Which brings us to another reason for our uncertainty about extinctions: the paltriness of the fossil record. We have touched already on the unlikelihood of any set of bones becoming fossilized, but the record is actually worse than you might think. Consider dinosaurs. Museums give the impression that we have a global abundance of dinosaur fossils. In fact, overwhelmingly museum displays are artificial. The giant Diplodocus that dominates the entrance hall of the Natural History Museum in London and has delighted and informed generations of visitors is made of plaster—built in 1903 in Pittsburgh and presented to the museum by Andrew Carnegie. The entrance hall of the American Museum of Natural History in New York is dominated by an even grander tableau: a skeleton of a large Barosaurus defending her baby from attack by a darting and toothy Allosaurus. It is a wonderfully impressive display—the Barosaurus rises perhaps thirty feet toward the high ceiling—but also entirely fake. Every one of the several hundred bones in the display is a cast. Visit almost any large natural history museum in the world—in Paris, Vienna, Frankfurt, Buenos Aires, Mexico City—and what will greet you are antique models, not ancient bones.

The fact is, we don’t really know a great deal about the dinosaurs. For the whole of the Age of Dinosaurs, fewer than a thousand species have been identified (almost half of them known from a single specimen), which is about a quarter of the number of mammal species alive now. Dinosaurs, bear in mind, ruled the Earth for roughly three times as long as mammals have, so either dinosaurs were remarkably unproductive of species or we have barely scratched the surface (to use an irresistibly apt cliché).

For millions of years through the Age of Dinosaurs not a single fossil has yet been found. Even for the period of the late Cretaceous—the most studied prehistoric period there is, thanks to our long interest in dinosaurs and their extinction—some three quarters of all species that lived may yet be undiscovered. Animals bulkier than the Diplodocus or more forbidding than tyrannosaurus may have roamed the Earth in the thousands, and we may never know it. Until very recently everything known about the dinosaurs of this period came from only about three hundred specimens representing just sixteen species. The scantiness of the record led to the widespread belief that dinosaurs were on their way out already when the KT impact occurred.

In the late 1980s a paleontologist from the Milwaukee Public Museum, Peter Sheehan, decided to conduct an experiment.
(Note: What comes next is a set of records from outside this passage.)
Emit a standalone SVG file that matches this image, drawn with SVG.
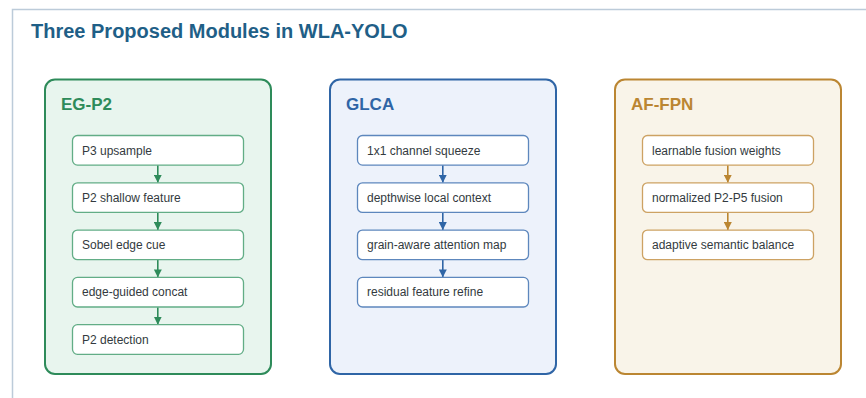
<svg xmlns="http://www.w3.org/2000/svg" width="866" height="398" viewBox="0 0 866 398">
<style>
text{font-family:"Liberation Sans",Arial,sans-serif}
.title{font-size:20px;font-weight:bold;fill:#1f5f87}
.ptitle{font-size:17px;font-weight:bold}
.lbl{font-size:12px;fill:#333a40}
.box{fill:#ffffff;stroke-width:1.3}
.g .panel{fill:#e8f5ee;stroke:#2e8b5a;stroke-width:2}
.g .box{stroke:#62ad86}
.g .ptitle{fill:#2e8b5a}
.b .panel{fill:#edf2fb;stroke:#2f65a6;stroke-width:2}
.b .box{stroke:#5d87bd}
.b .ptitle{fill:#2f65a6}
.o .panel{fill:#f9f4e9;stroke:#bb8632;stroke-width:2}
.o .box{stroke:#cda263}
.o .ptitle{fill:#bb8632}
.cg{stroke:#2e8b5a;stroke-width:1.6}
.cb{stroke:#2f65a6;stroke-width:1.6}
.co{stroke:#bb8632;stroke-width:1.6}
</style>
<defs>
<marker id="ag" viewBox="0 0 8 8" refX="8" refY="4" markerWidth="8" markerHeight="8" markerUnits="userSpaceOnUse" orient="auto"><path d="M0,0 L8,4 L0,8 z" fill="#2e8b5a"/></marker>
<marker id="ab" viewBox="0 0 8 8" refX="8" refY="4" markerWidth="8" markerHeight="8" markerUnits="userSpaceOnUse" orient="auto"><path d="M0,0 L8,4 L0,8 z" fill="#2f65a6"/></marker>
<marker id="ao" viewBox="0 0 8 8" refX="8" refY="4" markerWidth="8" markerHeight="8" markerUnits="userSpaceOnUse" orient="auto"><path d="M0,0 L8,4 L0,8 z" fill="#bb8632"/></marker>
</defs>
<rect x="0" y="0" width="866" height="398" fill="#ffffff"/>
<rect x="12.5" y="9.5" width="900" height="420" fill="none" stroke="#bccbd9" stroke-width="1.5"/>
<text class="title" x="31" y="38">Three Proposed Modules in WLA-YOLO</text>

<g id="panel-egp2" class="g">
<rect class="panel" x="45" y="79.5" width="226" height="294.5" rx="10"/>
<text class="ptitle" x="61" y="109.5">EG-P2</text>
</g>
<g id="panel-glca" class="b">
<rect class="panel" x="330" y="79.5" width="226" height="294.5" rx="10"/>
<text class="ptitle" x="346" y="109.5">GLCA</text>
</g>
<g id="panel-affpn" class="o">
<rect class="panel" x="615" y="79.5" width="226" height="294.5" rx="10"/>
<text class="ptitle" x="631" y="109.5">AF-FPN</text>
</g>

<g id="connectors" fill="none">
<line class="cg" x1="157.8" y1="165.3" x2="157.8" y2="182.8" marker-end="url(#ag)"/>
<line class="cg" x1="157.8" y1="212.6" x2="157.8" y2="230.1" marker-end="url(#ag)"/>
<line class="cg" x1="157.8" y1="259.9" x2="157.8" y2="277.4" marker-end="url(#ag)"/>
<line class="cg" x1="157.8" y1="307.2" x2="157.8" y2="324.7" marker-end="url(#ag)"/>
<line class="cb" x1="442.8" y1="165.3" x2="442.8" y2="182.8" marker-end="url(#ab)"/>
<line class="cb" x1="442.8" y1="212.6" x2="442.8" y2="230.1" marker-end="url(#ab)"/>
<line class="cb" x1="442.8" y1="259.9" x2="442.8" y2="277.4" marker-end="url(#ab)"/>
<line class="co" x1="727.8" y1="165.3" x2="727.8" y2="182.8" marker-end="url(#ao)"/>
<line class="co" x1="727.8" y1="212.6" x2="727.8" y2="230.1" marker-end="url(#ao)"/>
</g>

<g class="g">
<g id="eg1"><rect class="box" x="72.5" y="135.5" width="171" height="29.6" rx="5"/><text class="lbl" x="82" y="154.5">P3 upsample</text></g>
<g id="eg2"><rect class="box" x="72.5" y="182.8" width="171" height="29.6" rx="5"/><text class="lbl" x="82" y="201.8">P2 shallow feature</text></g>
<g id="eg3"><rect class="box" x="72.5" y="230.1" width="171" height="29.6" rx="5"/><text class="lbl" x="82" y="249.1">Sobel edge cue</text></g>
<g id="eg4"><rect class="box" x="72.5" y="277.4" width="171" height="29.6" rx="5"/><text class="lbl" x="82" y="296.4">edge-guided concat</text></g>
<g id="eg5"><rect class="box" x="72.5" y="324.7" width="171" height="29.6" rx="5"/><text class="lbl" x="82" y="343.7">P2 detection</text></g>
</g>
<g class="b">
<g id="gl1"><rect class="box" x="357.5" y="135.5" width="171" height="29.6" rx="5"/><text class="lbl" x="367" y="154.5">1x1 channel squeeze</text></g>
<g id="gl2"><rect class="box" x="357.5" y="182.8" width="171" height="29.6" rx="5"/><text class="lbl" x="367" y="201.8">depthwise local context</text></g>
<g id="gl3"><rect class="box" x="357.5" y="230.1" width="171" height="29.6" rx="5"/><text class="lbl" x="367" y="249.1">grain-aware attention map</text></g>
<g id="gl4"><rect class="box" x="357.5" y="277.4" width="171" height="29.6" rx="5"/><text class="lbl" x="367" y="296.4">residual feature refine</text></g>
</g>
<g class="o">
<g id="af1"><rect class="box" x="642.5" y="135.5" width="171" height="29.6" rx="5"/><text class="lbl" x="652" y="154.5">learnable fusion weights</text></g>
<g id="af2"><rect class="box" x="642.5" y="182.8" width="171" height="29.6" rx="5"/><text class="lbl" x="652" y="201.8">normalized P2-P5 fusion</text></g>
<g id="af3"><rect class="box" x="642.5" y="230.1" width="171" height="29.6" rx="5"/><text class="lbl" x="652" y="249.1">adaptive semantic balance</text></g>
</g>
</svg>
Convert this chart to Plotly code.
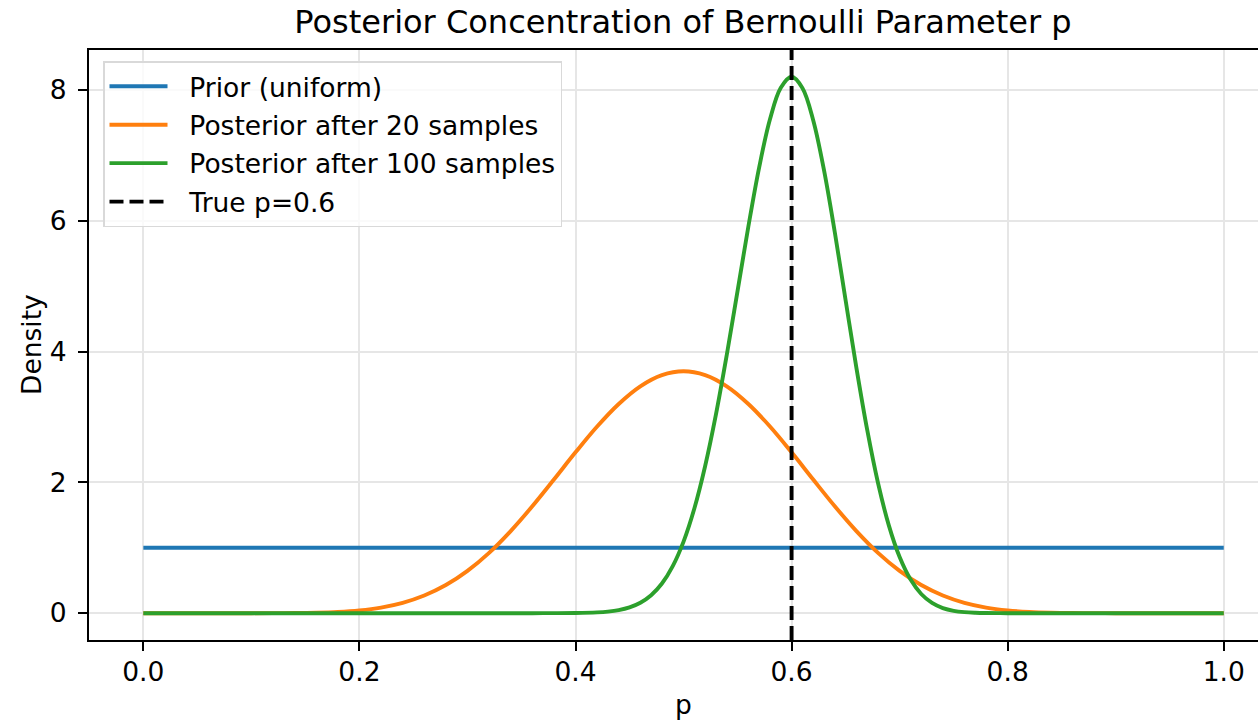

Using two hundred volunteers, he made a painstaking census of a well-defined, but also well-picked-over, area of the famous Hell Creek formation in Montana. Sifting meticulously, the volunteers collected every last tooth and vertebra and chip of bone—everything that had been overlooked by previous diggers. The work took three years. When finished they found that they had more than tripled the global total of dinosaur fossils from the late Cretaceous. The survey established that dinosaurs remained numerous right up to the time of the KT impact. “There is no reason to believe that the dinosaurs were dying out gradually during the last three million years of the Cretaceous,” Sheehan reported.

We are so used to the notion of our own inevitability as life’s dominant species that it is hard to grasp that we are here only because of timely extraterrestrial bangs and other random flukes. The one thing we have in common with all other living things is that for nearly four billion years our ancestors have managed to slip through a series of closing doors every time we needed them to. Stephen Jay Gould expressed it succinctly in a well-known line: “Humans are here today because our particular line never fractured—never once at any of the billion points that could have erased us from history.”

We started this chapter with three points: Life wants to be; life doesn’t always want to be much; life from time to time goes extinct. To this we may add a fourth: Life goes on. And often, as we shall see, it goes on in ways that are decidedly amazing.